Slap. ‘No, no. You get it wrong!’

‘Sorry, but …’

‘No “but”, no “sorry”. Not difficult.’

By the time a group of real players come along I am feeling hot, bothered and nervous. Kelly, originally a Vietnamese ‘boat person’, is happy to let me sink or swim.

Slowly, after a few mistakes, gently pointed out by the seasoned pros sitting opposite me, I start to get the hang of things.

Above my head glitter the chandeliers that for some reason Trump is so proud of. ‘$14 million worth of German crystal chandeliers, including 245,000 piece chandeliers in the casino alone, each valued at a cost of $250,000, and taking over 20 hours to hang,’ trumpets the publicity.

‘An entire two-year output of Northern Italy’s Carrera marble quarries – the marble of choice for all of Michelangelo’s art – adorn the hotel’s lobby, guest rooms, casino, hallways and public areas.’ Yes, it may well have been the marble of choice for Michelangelo’s art. English was the language of choice for Shakespeare’s, but that doesn’t lift this sentence, for example, out of the ordinary. And believe me the only similarity between Michelangelo and the Trump Taj Mahal that I can spot is that they’ve both got an M in their names.

‘$4 million in uniforms and costumes outfit over 6,000 employees.’ Including one butter-coloured shirt as worn by me.

‘Four and a half times more steel than the Eiffel Tower.’

‘If laid end to end, the building support pilings would stretch the 62 miles from Atlantic City to Philadelphia.’

‘The Trump Taj Mahal Casino Resort can generate enough air conditioning to cool 4,000 homes.’

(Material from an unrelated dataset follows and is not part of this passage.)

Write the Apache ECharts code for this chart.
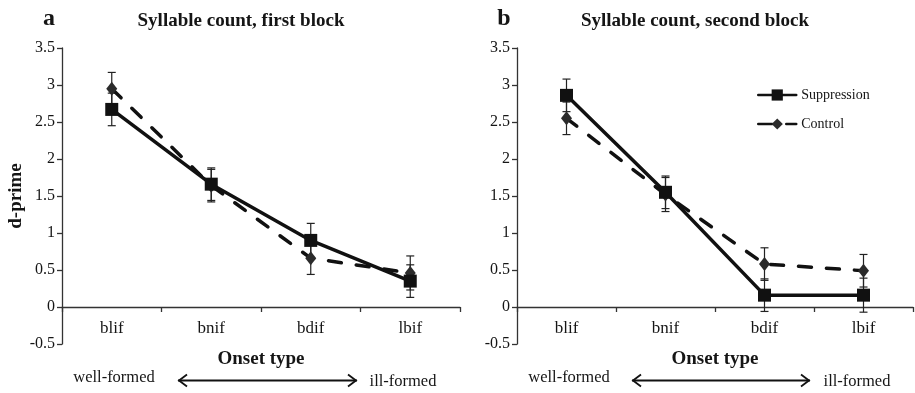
<!DOCTYPE html>
<html>
<head>
<meta charset="utf-8">
<script src="https://cdn.jsdelivr.net/npm/echarts@6/dist/echarts.min.js"></script>
<style>
  html, body { margin: 0; padding: 0; background: #fff; }
  #chart { width: 915px; height: 393px; }
</style>
</head>
<body>
<div id="chart"></div>
<script>
// Onset types on the x axis (well-formed -> ill-formed)
const onsetTypes = ['blif', 'bnif', 'bdif', 'lbif'];
const yTicks = { min: -0.5, max: 3.5, step: 0.5 };

// Panel a: syllable count, first block (mean d-prime and error bar half-width)
const firstSuppression = [2.67, 1.66, 0.90, 0.35];
const firstSuppressionErr = [0.22, 0.22, 0.23, 0.22];
const firstControl = [2.95, 1.64, 0.66, 0.46];
const firstControlErr = [0.22, 0.22, 0.22, 0.23];

// Panel b: syllable count, second block
const secondSuppression = [2.86, 1.55, 0.16, 0.16];
const secondSuppressionErr = [0.22, 0.22, 0.22, 0.23];
const secondControl = [2.55, 1.52, 0.58, 0.49];
const secondControlErr = [0.22, 0.23, 0.22, 0.22];

const SERIF = "'Liberation Serif', 'DejaVu Serif', serif";
const INK = '#151515';

const chart = echarts.init(document.getElementById('chart'), null, { renderer: 'canvas' });

function xAxisFor(idx) {
  return {
    type: 'category',
    gridIndex: idx,
    data: onsetTypes,
    boundaryGap: true,
    name: 'Onset type',
    nameLocation: 'middle',
    nameGap: 6,
    nameTextStyle: { fontFamily: SERIF, fontWeight: 'bold', fontSize: 19, color: INK },
    axisLine: { onZero: true, lineStyle: { color: '#333', width: 1.3 } },
    axisTick: { show: true, alignWithLabel: false, length: 5, lineStyle: { color: '#333', width: 1.3 } },
    axisLabel: { fontFamily: SERIF, fontSize: 17, color: INK, margin: -24 },
    splitLine: { show: false }
  };
}

function yAxisFor(idx, withName) {
  return {
    type: 'value',
    gridIndex: idx,
    min: yTicks.min,
    max: yTicks.max,
    interval: yTicks.step,
    name: withName ? 'd-prime' : '',
    nameLocation: 'middle',
    nameRotate: 90,
    nameGap: 36,
    nameTextStyle: { fontFamily: SERIF, fontWeight: 'bold', fontSize: 19, color: INK },
    axisLine: { show: true, lineStyle: { color: '#333', width: 1.3 } },
    axisTick: { show: true, length: 5, lineStyle: { color: '#333', width: 1.3 } },
    axisLabel: { fontFamily: SERIF, fontSize: 16, color: INK, margin: 7 },
    splitLine: { show: false }
  };
}

function meanSeries(name, values, idx, isControl) {
  return {
    name: name,
    type: 'line',
    xAxisIndex: idx,
    yAxisIndex: idx,
    data: values,
    symbol: isControl ? 'diamond' : 'rect',
    symbolSize: isControl ? [11, 14] : 13,
    color: isControl ? '#2b2b2b' : '#111',
    itemStyle: { color: isControl ? '#2b2b2b' : '#111', borderWidth: 0 },
    lineStyle: {
      color: '#111',
      width: 3.5,
      type: isControl ? [13, 15] : 'solid',
      cap: 'round'
    },
    z: isControl ? 3 : 4,
    animation: false,
    silent: true
  };
}

function errorSeries(name, values, errs, idx) {
  return {
    name: name,
    type: 'custom',
    xAxisIndex: idx,
    yAxisIndex: idx,
    data: values.map((v, i) => [i, v - errs[i], v + errs[i]]),
    encode: { x: 0, y: [1, 2] },
    renderItem: function (params, api) {
      const cat = api.value(0);
      const lo = api.coord([cat, api.value(1)]);
      const hi = api.coord([cat, api.value(2)]);
      const half = 4;
      const style = { stroke: '#222', lineWidth: 1.2, fill: null };
      return {
        type: 'group',
        children: [
          { type: 'line', shape: { x1: lo[0], y1: lo[1], x2: hi[0], y2: hi[1] }, style: style },
          { type: 'line', shape: { x1: lo[0] - half, y1: lo[1], x2: lo[0] + half, y2: lo[1] }, style: style },
          { type: 'line', shape: { x1: hi[0] - half, y1: hi[1], x2: hi[0] + half, y2: hi[1] }, style: style }
        ]
      };
    },
    z: 2,
    animation: false,
    silent: true
  };
}

function label(x, y, text, font) {
  return {
    type: 'text',
    x: x,
    y: y,
    silent: true,
    style: {
      text: text,
      font: font,
      fill: INK,
      align: 'center',
      verticalAlign: 'middle',
      textAlign: 'center',
      textVerticalAlign: 'middle'
    }
  };
}

// double-headed arrow between "well-formed" and "ill-formed"
function arrow(x1, x2, y) {
  const s = { stroke: '#111', lineWidth: 1.8, fill: null };
  return [
    { type: 'line', silent: true, shape: { x1: x1, y1: y, x2: x2, y2: y }, style: s },
    { type: 'polyline', silent: true, shape: { points: [[x1 + 9, y - 6], [x1 + 1, y], [x1 + 9, y + 6]] }, style: s },
    { type: 'polyline', silent: true, shape: { points: [[x2 - 9, y - 6], [x2 - 1, y], [x2 - 9, y + 6]] }, style: s }
  ];
}

const titleFont = 'bold 19px ' + SERIF;
const letterFont = 'bold 24px ' + SERIF;
const noteFont = '16.5px ' + SERIF;

const option = {
  backgroundColor: '#fff',
  animation: false,
  grid: [
    { left: 62, top: 48, width: 398, height: 296, containLabel: false, outerBoundsMode: 'none' },
    { left: 517, top: 48, width: 396, height: 296, containLabel: false, outerBoundsMode: 'none' }
  ],
  xAxis: [xAxisFor(0), xAxisFor(1)],
  yAxis: [yAxisFor(0, true), yAxisFor(1, false)],
  legend: {
    data: [
      { name: 'Suppression' },
      { name: 'Control', lineStyle: { type: [14, 14, 10] } }
    ],
    orient: 'vertical',
    left: 757,
    top: 88,
    padding: 0,
    itemWidth: 38,
    itemHeight: 14,
    itemGap: 15,
    selectedMode: false,
    lineStyle: { width: 2.5 },
    textStyle: { fontFamily: SERIF, fontSize: 14, color: INK }
  },
  series: [
    errorSeries('Control error', firstControl, firstControlErr, 0),
    errorSeries('Suppression error', firstSuppression, firstSuppressionErr, 0),
    meanSeries('Control', firstControl, 0, true),
    meanSeries('Suppression', firstSuppression, 0, false),
    errorSeries('Control error', secondControl, secondControlErr, 1),
    errorSeries('Suppression error', secondSuppression, secondSuppressionErr, 1),
    meanSeries('Control', secondControl, 1, true),
    meanSeries('Suppression', secondSuppression, 1, false)
  ],
  graphic: [
    label(49, 19, 'a', letterFont),
    label(241, 21, 'Syllable count, first block', titleFont),
    label(504, 19, 'b', letterFont),
    label(695, 21, 'Syllable count, second block', titleFont),
    label(114, 378, 'well-formed', noteFont),
    label(403, 382, 'ill-formed', noteFont),
    label(569, 378, 'well-formed', noteFont),
    label(857, 382, 'ill-formed', noteFont)
  ].concat(arrow(178, 357, 380.5), arrow(632, 810, 380.5))
};

chart.setOption(option);
</script>
</body>
</html>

You see, all this mad boasting says to me is ‘Our Casino Makes A Shed Load Of Money’. They can afford to lavish a quarter of a million bucks on each chandelier, can they? And where does this money come from, we wonder? From profits from their ‘city within a city’ Starbucks concession? From sales of patent leather belts and onyx desk sets? No, from the remorseless mathematical fact that gambling is profitable. The house wins. The punter loses. It is a certainty.